Supplied material -
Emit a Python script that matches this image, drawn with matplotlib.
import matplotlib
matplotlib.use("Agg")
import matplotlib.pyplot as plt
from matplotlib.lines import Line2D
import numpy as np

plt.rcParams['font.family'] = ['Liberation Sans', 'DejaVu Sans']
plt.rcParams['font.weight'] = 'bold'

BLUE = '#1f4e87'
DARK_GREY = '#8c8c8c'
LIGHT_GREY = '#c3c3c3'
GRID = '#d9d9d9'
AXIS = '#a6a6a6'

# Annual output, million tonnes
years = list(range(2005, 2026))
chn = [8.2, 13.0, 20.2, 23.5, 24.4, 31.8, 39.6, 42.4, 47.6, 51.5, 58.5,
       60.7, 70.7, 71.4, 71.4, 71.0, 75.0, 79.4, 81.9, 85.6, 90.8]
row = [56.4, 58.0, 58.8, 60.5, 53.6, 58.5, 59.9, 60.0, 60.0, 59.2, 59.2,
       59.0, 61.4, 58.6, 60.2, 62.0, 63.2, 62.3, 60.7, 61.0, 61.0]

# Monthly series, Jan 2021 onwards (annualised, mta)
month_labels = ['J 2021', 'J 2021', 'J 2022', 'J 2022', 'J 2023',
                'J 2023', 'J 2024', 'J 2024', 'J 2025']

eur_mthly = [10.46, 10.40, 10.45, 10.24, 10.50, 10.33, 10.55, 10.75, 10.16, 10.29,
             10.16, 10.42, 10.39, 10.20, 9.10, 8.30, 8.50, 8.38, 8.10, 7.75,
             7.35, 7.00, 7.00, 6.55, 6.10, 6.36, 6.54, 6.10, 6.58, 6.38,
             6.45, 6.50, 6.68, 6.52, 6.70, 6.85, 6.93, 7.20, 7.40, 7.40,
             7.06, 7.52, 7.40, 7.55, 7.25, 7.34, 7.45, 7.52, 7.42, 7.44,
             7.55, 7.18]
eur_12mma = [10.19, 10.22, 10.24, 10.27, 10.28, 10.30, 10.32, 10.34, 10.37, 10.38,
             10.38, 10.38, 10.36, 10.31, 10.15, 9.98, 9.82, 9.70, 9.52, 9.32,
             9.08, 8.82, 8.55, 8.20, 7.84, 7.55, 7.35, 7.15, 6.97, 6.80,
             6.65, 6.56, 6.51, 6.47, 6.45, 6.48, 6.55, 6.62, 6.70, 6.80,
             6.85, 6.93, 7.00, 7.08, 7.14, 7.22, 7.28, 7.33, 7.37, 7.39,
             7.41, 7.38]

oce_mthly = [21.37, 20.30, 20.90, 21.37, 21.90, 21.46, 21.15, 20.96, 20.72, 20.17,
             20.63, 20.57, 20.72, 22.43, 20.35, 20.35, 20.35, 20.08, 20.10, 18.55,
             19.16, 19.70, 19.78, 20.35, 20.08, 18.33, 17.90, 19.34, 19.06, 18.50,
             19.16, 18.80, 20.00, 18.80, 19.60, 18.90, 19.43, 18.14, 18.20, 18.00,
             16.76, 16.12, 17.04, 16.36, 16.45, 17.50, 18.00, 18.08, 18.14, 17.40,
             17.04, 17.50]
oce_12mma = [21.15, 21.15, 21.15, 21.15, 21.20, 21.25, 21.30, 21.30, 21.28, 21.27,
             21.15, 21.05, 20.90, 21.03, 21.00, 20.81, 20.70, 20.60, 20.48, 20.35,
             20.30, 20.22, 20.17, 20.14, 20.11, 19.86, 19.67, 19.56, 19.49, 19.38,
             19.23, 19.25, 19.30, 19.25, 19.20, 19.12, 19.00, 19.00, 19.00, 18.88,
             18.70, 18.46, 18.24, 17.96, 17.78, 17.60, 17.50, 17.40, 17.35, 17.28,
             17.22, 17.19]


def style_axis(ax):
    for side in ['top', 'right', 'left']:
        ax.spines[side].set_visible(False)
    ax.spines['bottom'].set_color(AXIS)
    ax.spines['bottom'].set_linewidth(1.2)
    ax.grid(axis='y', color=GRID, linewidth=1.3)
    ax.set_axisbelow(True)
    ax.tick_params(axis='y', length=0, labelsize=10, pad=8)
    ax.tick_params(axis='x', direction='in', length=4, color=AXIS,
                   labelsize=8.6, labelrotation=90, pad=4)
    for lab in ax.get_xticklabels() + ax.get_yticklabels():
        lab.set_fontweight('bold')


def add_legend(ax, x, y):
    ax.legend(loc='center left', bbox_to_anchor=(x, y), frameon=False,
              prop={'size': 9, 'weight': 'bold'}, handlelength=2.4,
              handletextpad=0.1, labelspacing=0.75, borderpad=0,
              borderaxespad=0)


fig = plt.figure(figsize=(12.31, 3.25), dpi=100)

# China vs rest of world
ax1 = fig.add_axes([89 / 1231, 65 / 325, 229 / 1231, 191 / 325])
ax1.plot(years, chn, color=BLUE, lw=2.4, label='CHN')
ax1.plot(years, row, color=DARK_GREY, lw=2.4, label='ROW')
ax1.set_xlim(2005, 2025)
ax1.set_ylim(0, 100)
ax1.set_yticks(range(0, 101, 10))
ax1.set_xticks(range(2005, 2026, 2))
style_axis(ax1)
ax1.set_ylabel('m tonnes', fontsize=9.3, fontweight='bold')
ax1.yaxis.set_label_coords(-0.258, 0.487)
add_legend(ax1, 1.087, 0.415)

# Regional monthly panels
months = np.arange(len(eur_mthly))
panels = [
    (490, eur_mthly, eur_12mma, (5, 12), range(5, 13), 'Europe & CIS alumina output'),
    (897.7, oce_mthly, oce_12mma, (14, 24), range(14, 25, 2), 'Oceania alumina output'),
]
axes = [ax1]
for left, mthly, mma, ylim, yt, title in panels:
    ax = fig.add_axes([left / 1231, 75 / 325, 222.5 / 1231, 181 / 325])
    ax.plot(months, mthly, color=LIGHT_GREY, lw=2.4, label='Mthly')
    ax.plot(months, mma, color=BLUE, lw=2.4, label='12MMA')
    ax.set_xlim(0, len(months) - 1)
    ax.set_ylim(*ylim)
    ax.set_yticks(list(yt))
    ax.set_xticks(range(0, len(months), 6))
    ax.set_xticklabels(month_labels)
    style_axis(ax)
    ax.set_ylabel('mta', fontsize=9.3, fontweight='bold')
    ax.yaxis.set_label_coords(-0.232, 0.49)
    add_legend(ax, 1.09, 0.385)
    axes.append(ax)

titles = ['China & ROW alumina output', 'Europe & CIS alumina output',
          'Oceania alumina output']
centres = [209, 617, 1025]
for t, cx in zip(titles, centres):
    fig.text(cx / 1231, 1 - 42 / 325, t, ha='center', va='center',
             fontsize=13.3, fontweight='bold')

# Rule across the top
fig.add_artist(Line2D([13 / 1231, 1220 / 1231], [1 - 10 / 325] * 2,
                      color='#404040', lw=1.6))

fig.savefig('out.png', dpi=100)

What you will do - Reproduce the material above without altering a single character.

Answer to this problem -
Emit a Python script that matches this image, drawn with matplotlib.
import matplotlib
matplotlib.use("Agg")
import matplotlib.pyplot as plt
from matplotlib.lines import Line2D
import numpy as np

plt.rcParams['font.family'] = ['Liberation Sans', 'DejaVu Sans']
plt.rcParams['font.weight'] = 'bold'

BLUE = '#1f4e87'
DARK_GREY = '#8c8c8c'
LIGHT_GREY = '#c3c3c3'
GRID = '#d9d9d9'
AXIS = '#a6a6a6'

# Annual output, million tonnes
years = list(range(2005, 2026))
chn = [8.2, 13.0, 20.2, 23.5, 24.4, 31.8, 39.6, 42.4, 47.6, 51.5, 58.5,
       60.7, 70.7, 71.4, 71.4, 71.0, 75.0, 79.4, 81.9, 85.6, 90.8]
row = [56.4, 58.0, 58.8, 60.5, 53.6, 58.5, 59.9, 60.0, 60.0, 59.2, 59.2,
       59.0, 61.4, 58.6, 60.2, 62.0, 63.2, 62.3, 60.7, 61.0, 61.0]

# Monthly series, Jan 2021 onwards (annualised, mta)
month_labels = ['J 2021', 'J 2021', 'J 2022', 'J 2022', 'J 2023',
                'J 2023', 'J 2024', 'J 2024', 'J 2025']

eur_mthly = [10.46, 10.40, 10.45, 10.24, 10.50, 10.33, 10.55, 10.75, 10.16, 10.29,
             10.16, 10.42, 10.39, 10.20, 9.10, 8.30, 8.50, 8.38, 8.10, 7.75,
             7.35, 7.00, 7.00, 6.55, 6.10, 6.36, 6.54, 6.10, 6.58, 6.38,
             6.45, 6.50, 6.68, 6.52, 6.70, 6.85, 6.93, 7.20, 7.40, 7.40,
             7.06, 7.52, 7.40, 7.55, 7.25, 7.34, 7.45, 7.52, 7.42, 7.44,
             7.55, 7.18]
eur_12mma = [10.19, 10.22, 10.24, 10.27, 10.28, 10.30, 10.32, 10.34, 10.37, 10.38,
             10.38, 10.38, 10.36, 10.31, 10.15, 9.98, 9.82, 9.70, 9.52, 9.32,
             9.08, 8.82, 8.55, 8.20, 7.84, 7.55, 7.35, 7.15, 6.97, 6.80,
             6.65, 6.56, 6.51, 6.47, 6.45, 6.48, 6.55, 6.62, 6.70, 6.80,
             6.85, 6.93, 7.00, 7.08, 7.14, 7.22, 7.28, 7.33, 7.37, 7.39,
             7.41, 7.38]

oce_mthly = [21.37, 20.30, 20.90, 21.37, 21.90, 21.46, 21.15, 20.96, 20.72, 20.17,
             20.63, 20.57, 20.72, 22.43, 20.35, 20.35, 20.35, 20.08, 20.10, 18.55,
             19.16, 19.70, 19.78, 20.35, 20.08, 18.33, 17.90, 19.34, 19.06, 18.50,
             19.16, 18.80, 20.00, 18.80, 19.60, 18.90, 19.43, 18.14, 18.20, 18.00,
             16.76, 16.12, 17.04, 16.36, 16.45, 17.50, 18.00, 18.08, 18.14, 17.40,
             17.04, 17.50]
oce_12mma = [21.15, 21.15, 21.15, 21.15, 21.20, 21.25, 21.30, 21.30, 21.28, 21.27,
             21.15, 21.05, 20.90, 21.03, 21.00, 20.81, 20.70, 20.60, 20.48, 20.35,
             20.30, 20.22, 20.17, 20.14, 20.11, 19.86, 19.67, 19.56, 19.49, 19.38,
             19.23, 19.25, 19.30, 19.25, 19.20, 19.12, 19.00, 19.00, 19.00, 18.88,
             18.70, 18.46, 18.24, 17.96, 17.78, 17.60, 17.50, 17.40, 17.35, 17.28,
             17.22, 17.19]


def style_axis(ax):
    for side in ['top', 'right', 'left']:
        ax.spines[side].set_visible(False)
    ax.spines['bottom'].set_color(AXIS)
    ax.spines['bottom'].set_linewidth(1.2)
    ax.grid(axis='y', color=GRID, linewidth=1.3)
    ax.set_axisbelow(True)
    ax.tick_params(axis='y', length=0, labelsize=10, pad=8)
    ax.tick_params(axis='x', direction='in', length=4, color=AXIS,
                   labelsize=8.6, labelrotation=90, pad=4)
    for lab in ax.get_xticklabels() + ax.get_yticklabels():
        lab.set_fontweight('bold')


def add_legend(ax, x, y):
    ax.legend(loc='center left', bbox_to_anchor=(x, y), frameon=False,
              prop={'size': 9, 'weight': 'bold'}, handlelength=2.4,
              handletextpad=0.1, labelspacing=0.75, borderpad=0,
              borderaxespad=0)


fig = plt.figure(figsize=(12.31, 3.25), dpi=100)

# China vs rest of world
ax1 = fig.add_axes([89 / 1231, 65 / 325, 229 / 1231, 191 / 325])
ax1.plot(years, chn, color=BLUE, lw=2.4, label='CHN')
ax1.plot(years, row, color=DARK_GREY, lw=2.4, label='ROW')
ax1.set_xlim(2005, 2025)
ax1.set_ylim(0, 100)
ax1.set_yticks(range(0, 101, 10))
ax1.set_xticks(range(2005, 2026, 2))
style_axis(ax1)
ax1.set_ylabel('m tonnes', fontsize=9.3, fontweight='bold')
ax1.yaxis.set_label_coords(-0.258, 0.487)
add_legend(ax1, 1.087, 0.415)

# Regional monthly panels
months = np.arange(len(eur_mthly))
panels = [
    (490, eur_mthly, eur_12mma, (5, 12), range(5, 13), 'Europe & CIS alumina output'),
    (897.7, oce_mthly, oce_12mma, (14, 24), range(14, 25, 2), 'Oceania alumina output'),
]
axes = [ax1]
for left, mthly, mma, ylim, yt, title in panels:
    ax = fig.add_axes([left / 1231, 75 / 325, 222.5 / 1231, 181 / 325])
    ax.plot(months, mthly, color=LIGHT_GREY, lw=2.4, label='Mthly')
    ax.plot(months, mma, color=BLUE, lw=2.4, label='12MMA')
    ax.set_xlim(0, len(months) - 1)
    ax.set_ylim(*ylim)
    ax.set_yticks(list(yt))
    ax.set_xticks(range(0, len(months), 6))
    ax.set_xticklabels(month_labels)
    style_axis(ax)
    ax.set_ylabel('mta', fontsize=9.3, fontweight='bold')
    ax.yaxis.set_label_coords(-0.232, 0.49)
    add_legend(ax, 1.09, 0.385)
    axes.append(ax)

titles = ['China & ROW alumina output', 'Europe & CIS alumina output',
          'Oceania alumina output']
centres = [209, 617, 1025]
for t, cx in zip(titles, centres):
    fig.text(cx / 1231, 1 - 42 / 325, t, ha='center', va='center',
             fontsize=13.3, fontweight='bold')

# Rule across the top
fig.add_artist(Line2D([13 / 1231, 1220 / 1231], [1 - 10 / 325] * 2,
                      color='#404040', lw=1.6))

fig.savefig('out.png', dpi=100)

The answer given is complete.